In the decade the foundation has operated, it has donated $2.5 million to Glendale schools to support health, fitness and the arts. The annual breakfast event highlights students’ accomplishments as well as community donors’ gift giving to extracurricular programs such as in the arts, music and elsewhere.
“This is to make sure we meet our motto of every school, every student,” said Lynn Miyamoto, president of the foundation.
Glendale Unified Supt. Dick Sheehan addressed hundreds of business leaders, community members and educators in attendance Thursday at the Pacific Community Center and said it was “truly an honor” to work in a district with such significant community support.
An elementary age orchestra performed for the crowd on string instruments that had been paid for by the foundation.
Later, Clark Magnet High School student Mika Stanghill shared what she learned while participating in the school’s robotics program.
“Without robotics, I would have never found my love in engineering or programming…I’m really thankful that right now, I can confidently say that I want to become a bioengineer.”

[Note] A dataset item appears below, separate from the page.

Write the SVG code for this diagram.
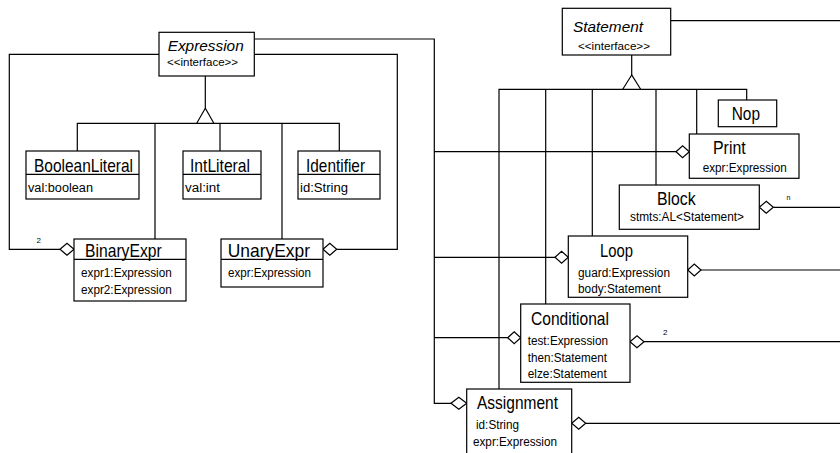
<svg xmlns="http://www.w3.org/2000/svg" width="840" height="453" viewBox="0 0 840 453">
<style>
.bg{fill:#fff}
.box{fill:#fff;stroke:#000;stroke-width:1.2}
.ln{fill:none;stroke:#000;stroke-width:1.2}
.dia{fill:#fff;stroke:#000;stroke-width:1.2}
.tri{fill:#fff;stroke:#000;stroke-width:1.2}
text{font-family:"Liberation Sans",Arial,sans-serif;fill:#000}
.t{font-size:19px}
.it{font-size:15.5px;font-style:italic}
.st{font-size:11.5px}
.a{font-size:12.5px}
.m{font-size:8px}
</style>
<rect class="bg" x="0" y="0" width="840" height="453"/>
<g id="connectors">
  <!-- Expression generalization -->
  <path class="ln" d="M205.3,76 V108.3 M77.3,151 V123.3 H339.3 V151 M155,123.3 V239 M220,123.3 V151 M282,123.3 V239"/>
  <polygon class="tri" points="205.3,108.3 196.7,123.3 213.9,123.3"/>
  <!-- BinaryExpr aggregation -->
  <path class="ln" d="M159,54.3 H9.3 V249.3 H60"/>
  <polygon class="dia" points="60,249.3 67,243.3 74,249.3 67,255.3"/>
  <text class="m" x="36.5" y="243">2</text>
  <!-- UnaryExpr aggregation -->
  <path class="ln" d="M254.3,54.3 H397.3 V249.3 H336.7"/>
  <polygon class="dia" points="323,249.3 329.8,243.3 336.7,249.3 329.8,255.3"/>
  <!-- Expression to statements -->
  <path class="ln" d="M254.3,39 H434.3 V403.3 H451 M434.3,151.7 H676 M434.3,257.3 H555 M434.3,337.7 H507.7"/>
  <polygon class="dia" points="676,151.7 682.6,145.8 689.3,151.7 682.6,157.6"/>
  <polygon class="dia" points="555,257.3 561.6,251.3 568.3,257.3 561.6,263.3"/>
  <polygon class="dia" points="507.7,337.7 514.2,331.7 520.7,337.7 514.2,343.7"/>
  <polygon class="dia" points="451,403.3 458.8,397.3 466.7,403.3 458.8,409.3"/>
  <!-- Statement generalization -->
  <path class="ln" d="M631.7,55 V75 M499,389 V89.3 H746.7 V100 M545.7,89.3 V304 M592.3,89.3 V236 M656,89.3 V185 M696.7,89.3 V134"/>
  <polygon class="tri" points="631.7,75 622.7,89.3 640.7,89.3"/>
  <!-- Statement aggregations (to the right edge) -->
  <path class="ln" d="M670.7,20.7 H840 M773.3,207.3 H840 M701,270 H840 M644,341.7 H840 M585.7,423.3 H840"/>
  <polygon class="dia" points="759.3,207.3 766.3,201.3 773.3,207.3 766.3,213.3"/>
  <polygon class="dia" points="687.7,270 694.3,264 701,270 694.3,276"/>
  <polygon class="dia" points="630,341.7 637,335.7 644,341.7 637,347.7"/>
  <polygon class="dia" points="571.7,423.3 578.7,417.3 585.7,423.3 578.7,429.3"/>
  <text class="m" x="786.5" y="200" style="font-size:7px">n</text>
  <text class="m" x="663" y="335">2</text>
</g>
<g id="Expression">
  <rect class="box" x="159" y="32.3" width="95.3" height="43.7"/>
  <text class="it" x="167.7" y="51" textLength="76" lengthAdjust="spacingAndGlyphs">Expression</text>
  <text class="st" x="167" y="66" textLength="71" lengthAdjust="spacingAndGlyphs">&lt;&lt;interface&gt;&gt;</text>
</g>
<g id="BooleanLiteral">
  <rect class="box" x="26" y="151" width="113" height="48"/>
  <line class="ln" x1="26" y1="174.3" x2="139" y2="174.3"/>
  <text class="t" x="34" y="172" textLength="99" lengthAdjust="spacingAndGlyphs">BooleanLiteral</text>
  <text class="a" x="28" y="192" textLength="65" lengthAdjust="spacingAndGlyphs">val:boolean</text>
</g>
<g id="IntLiteral">
  <rect class="box" x="183" y="151" width="78" height="48"/>
  <line class="ln" x1="183" y1="174.3" x2="261" y2="174.3"/>
  <text class="t" x="190" y="172" textLength="60" lengthAdjust="spacingAndGlyphs">IntLiteral</text>
  <text class="a" x="185" y="192" textLength="35" lengthAdjust="spacingAndGlyphs">val:int</text>
</g>
<g id="Identifier">
  <rect class="box" x="298" y="151" width="82" height="48"/>
  <line class="ln" x1="298" y1="174.3" x2="380" y2="174.3"/>
  <text class="t" x="306" y="172" textLength="59" lengthAdjust="spacingAndGlyphs">Identifier</text>
  <text class="a" x="300" y="192" textLength="48" lengthAdjust="spacingAndGlyphs">id:String</text>
</g>
<g id="BinaryExpr">
  <rect class="box" x="74" y="239" width="112" height="62"/>
  <line class="ln" x1="74" y1="259.3" x2="186" y2="259.3"/>
  <text class="t" x="85" y="256.7" textLength="76.7" lengthAdjust="spacingAndGlyphs">BinaryExpr</text>
  <text class="a" x="81" y="277" textLength="90.7" lengthAdjust="spacingAndGlyphs">expr1:Expression</text>
  <text class="a" x="81" y="294" textLength="90.7" lengthAdjust="spacingAndGlyphs">expr2:Expression</text>
</g>
<g id="UnaryExpr">
  <rect class="box" x="221" y="239" width="102" height="48"/>
  <line class="ln" x1="221" y1="259.3" x2="323" y2="259.3"/>
  <text class="t" x="227.7" y="256.7" textLength="82.3" lengthAdjust="spacingAndGlyphs">UnaryExpr</text>
  <text class="a" x="228" y="277" textLength="83" lengthAdjust="spacingAndGlyphs">expr:Expression</text>
</g>
<g id="Statement">
  <rect class="box" x="562.3" y="8.3" width="108.4" height="46.7"/>
  <text class="it" x="573" y="31.5" textLength="70" lengthAdjust="spacingAndGlyphs">Statement</text>
  <text class="st" x="578" y="50" textLength="72" lengthAdjust="spacingAndGlyphs">&lt;&lt;interface&gt;&gt;</text>
</g>
<g id="Nop">
  <rect class="box" x="718.3" y="100" width="58.4" height="26.7"/>
  <text class="t" x="731.7" y="120" textLength="28.3" lengthAdjust="spacingAndGlyphs">Nop</text>
</g>
<g id="Print">
  <rect class="box" x="689.3" y="134" width="109.7" height="44.3"/>
  <text class="t" x="713" y="154.3" textLength="32.7" lengthAdjust="spacingAndGlyphs">Print</text>
  <text class="a" x="702.7" y="171.7" textLength="84" lengthAdjust="spacingAndGlyphs">expr:Expression</text>
</g>
<g id="Block">
  <rect class="box" x="619.3" y="185" width="140" height="44.3"/>
  <text class="t" x="657" y="205" textLength="38.7" lengthAdjust="spacingAndGlyphs">Block</text>
  <text class="a" x="630" y="221" textLength="114" lengthAdjust="spacingAndGlyphs">stmts:AL&lt;Statement&gt;</text>
</g>
<g id="Loop">
  <rect class="box" x="568.3" y="236" width="119.4" height="61.3"/>
  <text class="t" x="600" y="257.3" textLength="33" lengthAdjust="spacingAndGlyphs">Loop</text>
  <text class="a" x="578" y="276.7" textLength="92" lengthAdjust="spacingAndGlyphs">guard:Expression</text>
  <text class="a" x="578" y="292.7" textLength="82.7" lengthAdjust="spacingAndGlyphs">body:Statement</text>
</g>
<g id="Conditional">
  <rect class="box" x="520.7" y="304" width="109.3" height="78.3"/>
  <text class="t" x="531" y="325" textLength="78" lengthAdjust="spacingAndGlyphs">Conditional</text>
  <text class="a" x="527.7" y="345" textLength="80.3" lengthAdjust="spacingAndGlyphs">test:Expression</text>
  <text class="a" x="527.7" y="361.7" textLength="79.3" lengthAdjust="spacingAndGlyphs">then:Statement</text>
  <text class="a" x="527.7" y="378.3" textLength="79" lengthAdjust="spacingAndGlyphs">elze:Statement</text>
</g>
<g id="Assignment">
  <rect class="box" x="466.7" y="389" width="105" height="80"/>
  <text class="t" x="477" y="408.5" textLength="81" lengthAdjust="spacingAndGlyphs">Assignment</text>
  <text class="a" x="476" y="429.3" textLength="43" lengthAdjust="spacingAndGlyphs">id:String</text>
  <text class="a" x="473" y="445.5" textLength="84" lengthAdjust="spacingAndGlyphs">expr:Expression</text>
</g>
</svg>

Under the foundation’s new science and technology focus, a program given out to those who attended suggested that a $100 donation could purchase a robot-building kit for two high school students.
A $1,000 donation could provide a classroom with a kit that would teach students how to build a robot they could enter into competitions. A $20,000 donation could pay for the registration, kids and team regalia for 32 high school students.
In recent years, robotics programs in Glendale have been a growing focus for both educators and students, and, they exist at all four middle schools and two high schools.
Miyamoto pushed for ongoing donations for the foundation’s new campaign.
“Imagine what would it be like to have all of our students graduate from GUSD and know you were part of their learning experience to become the next generation of innovators, collaborators and creative forces in both the public and private sector?” she asked.